Il est facile de consulter sur le site de l’AFIPA (association représentant des industriels qui produisent et commercialisent des produits de santé disponibles en pharmacie sans ordonnance), un argumentaire actualisé (dernière mise à jour le 27 avril) nourri des communications d’autorités de santé internationales ou nationales sur la question. Par exemple, le 14 avril, l’analogue britannique de notre Agence du médicament a souligné qu’il n’existait pas d’éléments probants indiquant que la prise d’AINS favoriserait l’infection par le coronavirus ou aggraverait les symptômes de la maladie. Ainsi, la position de nombreuses autorités sanitaires européennes suggère que la mise en garde formulée par le gouvernement français a probablement été un peu drastique. À la demande de l’ANSM, le Comité européen en charge de l’évaluation des risques et de la pharmacovigilance (PRAC) a analysé les données disponibles sur le risque de complications infectieuses et la prise d’AINS (ibuprofène, kétoprofène). Il a conclu en avril dernier que la prise de ces médicaments, quelle que soit la voie d’administration, peut entraîner, lors de certaines infections, un masquage des symptômes comme la fièvre ou la douleur, conduisant à un retard de prise en charge du patient avec pour conséquence un risque de complications de l’infection : en fait rien donc de bien original dans cet avis !

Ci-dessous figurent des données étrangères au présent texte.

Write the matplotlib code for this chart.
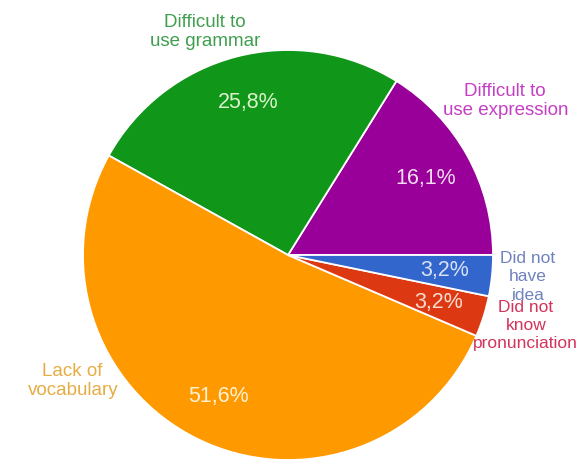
import matplotlib.pyplot as plt

# survey answers, drawn counter-clockwise from 3 o'clock
labels = ["Difficult to\nuse expression", "Difficult to\nuse grammar", "Lack of\nvocabulary",
          "Did not\nknow\npronunciation", "Did not\nhave\nidea"]
counts = [5, 8, 16, 1, 1]

slice_colors = ["#990099", "#109618", "#ff9900", "#dc3912", "#3366cc"]
label_colors = ["#c43fc4", "#3f9f4f", "#e6ad45", "#d2345a", "#6f82bf"]
pct_colors = ["#f3dcf3", "#d9f3cc", "#fff1d2", "#fbdcd0", "#d9e2f7"]

# outer label spots, in pie-radius units from the centre
label_pos = [(1.06, 0.75), (-0.405, 1.088), (-1.05, -0.615), (1.16, -0.346), (1.171, -0.107)]
label_size = [13.5, 13.5, 13.5, 12.5, 12.5]
label_spacing = [1.15, 1.15, 1.15, 1.25, 1.3]

plt.rcParams["font.family"] = ["Liberation Sans", "DejaVu Sans"]

fig = plt.figure(figsize=(5.79, 4.61), dpi=100)
ax = fig.add_axes([0, 0, 1, 1])

wedges, _, autotexts = ax.pie(
    counts, startangle=0, counterclock=True, colors=slice_colors,
    autopct=lambda p: f"{p:.1f}%".replace(".", ","), pctdistance=0.77,
    wedgeprops=dict(edgecolor="white", linewidth=1.3),
    textprops=dict(fontsize=15.5),
)
for t, c in zip(autotexts, pct_colors):
    t.set_color(c)

for text, (x, y), col, fs, ls in zip(labels, label_pos, label_colors, label_size, label_spacing):
    ax.text(x, y, text, color=col, fontsize=fs, ha="center", va="center",
            multialignment="center", linespacing=ls)

# centre sits at (288, 255) px with a 205 px radius
ax.set_xlim(-288 / 205, (579 - 288) / 205)
ax.set_ylim(-(461 - 255) / 205, 255 / 205)
ax.set_aspect("auto")
ax.axis("off")

fig.savefig("out.png", dpi=100)
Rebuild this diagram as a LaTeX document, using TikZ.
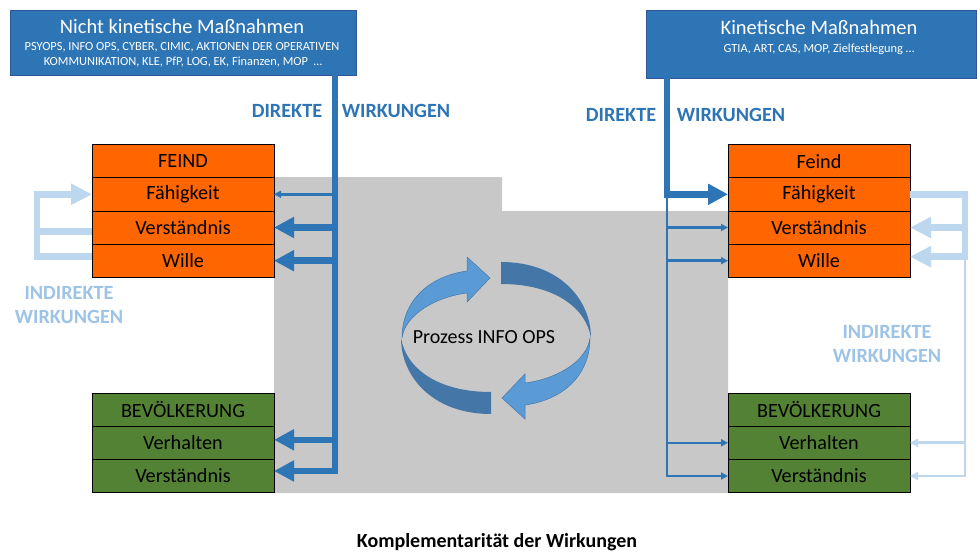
\documentclass[tikz,border=0pt]{standalone}
\usepackage{fontspec}
\setmainfont{Carlito}
\usetikzlibrary{positioning,arrows.meta}
\definecolor{opblue}{RGB}{46,117,182}
\definecolor{opblueedge}{RGB}{47,85,151}
\definecolor{feindorange}{RGB}{255,102,0}
\definecolor{bevgreen}{RGB}{84,130,53}
\definecolor{indirekt}{RGB}{189,215,238}
\definecolor{indirekttext}{RGB}{157,195,230}
\definecolor{prozessgray}{RGB}{200,200,200}
\definecolor{cyclelight}{RGB}{91,155,213}
\definecolor{cycledark}{RGB}{68,119,168}
\tikzset{
  rowbox/.style      = {draw, line width=0.8pt, minimum width=182pt, minimum height=33.2pt,
                        inner sep=0pt, outer sep=0pt, font=\fontsize{20.2}{23}\selectfont},
  feindrow/.style    = {rowbox, fill=feindorange},
  bevrow/.style      = {rowbox, fill=bevgreen},
  topbox/.style      = {draw=opblueedge, line width=0.8pt, fill=opblue, anchor=north west,
                        inner sep=0pt},
  toptitle/.style    = {text=white, anchor=base, inner sep=0pt, font=\fontsize{20.5}{24}\selectfont},
  topsub/.style      = {text=white, anchor=base, inner sep=0pt, font=\fontsize{12.4}{14}\selectfont},
  direktlbl/.style   = {text=opblue, anchor=base, inner sep=0pt, font=\bfseries\fontsize{20.2}{24}\selectfont},
  indirektlbl/.style = {text=indirekttext, anchor=base, inner sep=0pt, align=center,
                        font=\bfseries\fontsize{20.2}{23.5}\selectfont},
  thickarrow/.style  = {opblue, line width=6.5pt, -{Triangle[length=20pt,width=20pt]}},
  thinarrow/.style   = {opblue, line width=2.5pt, -{Triangle[length=7pt,width=7pt]}},
  lightarrow/.style  = {indirekt, line width=6.5pt, -{Triangle[length=21pt,width=20pt]}},
  lightthin/.style   = {indirekt, line width=2.7pt, -{Triangle[length=8pt,width=8pt]}},
}

\begin{document}
\begin{tikzpicture}[x=1pt, y=-1pt, node distance=0pt]
  \fill[white] (0,0) rectangle (980,559);
  \fill[prozessgray] (274,177) -- (502,177) -- (502,211) -- (728,211) -- (728,493) -- (274,493) -- cycle;

  % massnahmen
  \node[topbox, minimum width=346pt, minimum height=65pt] (ltop) at (10,10) {};
  \node[toptitle] (ltitle) at (182,34) {Nicht kinetische Maßnahmen};
  \node[topsub] (lsub1) at (182,51) {PSYOPS, INFO OPS, CYBER, CIMIC, AKTIONEN DER OPERATIVEN};
  \node[topsub] (lsub2) at (183,65.7) {KOMMUNIKATION, KLE, PfP, LOG, EK, Finanzen, MOP\ \ \ldots};
  \node[topbox, minimum width=330pt, minimum height=68pt] (rtop) at (646,10) {};
  \node[toptitle] (rtitle) at (819,35) {Kinetische Maßnahmen};
  \node[topsub] (rsub) at (819,53) {GTIA, ART, CAS, MOP, Zielfestlegung \ldots};

  % zielgruppen links
  \node[feindrow, anchor=north west] (lfeind) at (92,144.5) {FEIND};
  \node[feindrow, below=of lfeind] (lfaeh) {Fähigkeit};
  \node[feindrow, below=of lfaeh] (lverst) {Verständnis};
  \node[feindrow, below=of lverst] (lwille) {Wille};
  \node[bevrow, anchor=north west] (lbev) at (92,393) {BEVÖLKERUNG};
  \node[bevrow, below=of lbev] (lverh) {Verhalten};
  \node[bevrow, below=of lverh] (lbverst) {Verständnis};

  % zielgruppen rechts
  \node[feindrow, anchor=north west] (rfeind) at (728,144.5) {Feind};
  \node[feindrow, below=of rfeind] (rfaeh) {Fähigkeit};
  \node[feindrow, below=of rfaeh] (rverst) {Verständnis};
  \node[feindrow, below=of rverst] (rwille) {Wille};
  \node[bevrow, anchor=north west] (rbev) at (728,393) {BEVÖLKERUNG};
  \node[bevrow, below=of rbev] (rverh) {Verhalten};
  \node[bevrow, below=of rverh] (rbverst) {Verständnis};

  % direkte wirkungen
  \coordinate (lbus) at (335,75);
  \draw[thickarrow] (lbus) |- ([yshift=5pt]lbverst.east);
  \draw[thickarrow] (lbus) |- ([yshift=3pt]lverh.east);
  \draw[thickarrow] (lbus) |- (lwille.east);
  \draw[thickarrow] (lbus) |- (lverst.east);
  \draw[thinarrow]  (lbus) |- (lfaeh.east);
  \coordinate (rbus) at (667,78);
  \draw[thinarrow]  (rbus) |- (rbverst.west);
  \draw[thinarrow]  (rbus) |- (rverh.west);
  \draw[thinarrow]  (rbus) |- (rwille.west);
  \draw[thinarrow]  (rbus) |- (rverst.west);
  \draw[thickarrow] (rbus) |- (rfaeh.west);
  \node[direktlbl] (ldir) at (287,117.3) {DIREKTE};
  \node[direktlbl] (lwirk) at (396,117.3) {WIRKUNGEN};
  \node[direktlbl] (rdir) at (621,121.7) {DIREKTE};
  \node[direktlbl] (rwirk) at (731,121.7) {WIRKUNGEN};

  % indirekte wirkungen
  \coordinate[left=55pt of lfaeh.west] (lind);
  \draw[lightarrow] ([yshift=4pt]lwille.west) -| (lind) -- (lfaeh.west);
  \draw[indirekt, line width=6.5pt] ([yshift=-4pt]lverst.west) -| (lind);
  \coordinate[right=55pt of rfaeh.east] (rind);
  \draw[lightthin] (rind) |- (rbverst.east);
  \draw[lightthin] (rind) |- (rverh.east);
  \draw[lightarrow] (rfaeh.east) -- (rind) |- ([yshift=4pt]rwille.east);
  \draw[lightarrow] (rind) |- (rverst.east);
  \node[indirektlbl] (lindlbl) at (69,323.3) {INDIREKTE\\WIRKUNGEN};
  \node[indirektlbl] (rindlbl) at (887,362.3) {INDIREKTE\\WIRKUNGEN};

  % prozess
  \foreach \rot in {0,180}{
    \begin{scope}[rotate around={\rot:(496,338)}]
      \fill[cycledark] (501,262) .. controls (560,262) and (591,300) .. (591,338)
        .. controls (586,308) and (555,284) .. (501,284) -- cycle;
      \filldraw[fill=cyclelight, draw=cycledark, line width=0.5pt] (402,338)
        .. controls (402,300) and (430,276) .. (467,271) -- (467,257) -- (490,278)
        -- (467,302) -- (467,293) .. controls (435,297) and (405,315) .. (402,338) -- cycle;
    \end{scope}
  }
  \node[anchor=base, font=\fontsize{20}{24}\selectfont] (prozess) at (484,343.3) {Prozess INFO OPS};

  \node[anchor=base, font=\bfseries\fontsize{20}{24}\selectfont] (caption) at (497,547) {Komplementarität der Wirkungen};
\end{tikzpicture}
\end{document}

Ibuprofène : essai clinique dans le Covid
À contresens de la controverse, un essai clinique anglais randomisé en double aveugle, au nom évocateur de « Liberate », a été tout récemment mis en place. Il a précisément pour objectif de valider l’efficacité d’une formulation spécifique… d’ibuprofène sur les signes respiratoires associées à l’infection par le coronavirus - une option qui permettrait de réduire le risque iatrogène et le coût journalier du traitement. L’ambition des investigateurs est notamment d’éviter de devoir placer les patients sous respiration artificielle et leur travail repose sur des expérimentations favorables conduites chez l’animal. Mais il va falloir faire vite : l’épidémie s’essouffle en Europe et il va devenir prochainement difficile de recruter en nombre suffisant des patients. L’enjeu de cette étude reste pourtant de taille : une seconde vague pandémique ne peut être évidemment exclue dans les mois prochains et toutes les alternatives de traitement seront dans ce cas fort bienvenues, on l’imagine.
Alors, dans l’attente d’éléments probants, que faire et que dire au patient ? Le plus prudent reste à l’évidence de privilégier, en cas d’automédication, le paracétamol et non un AINS dans les cas suspects de Covid même s’il n’existe pas de preuves justifiant de contre-indiquer ce type de médicaments. C’est d’ailleurs cette stratégie qui ressort globalement de l’analyse des communiqués des autorités de santé internationales. Un consensus en faveur du principe de précaution.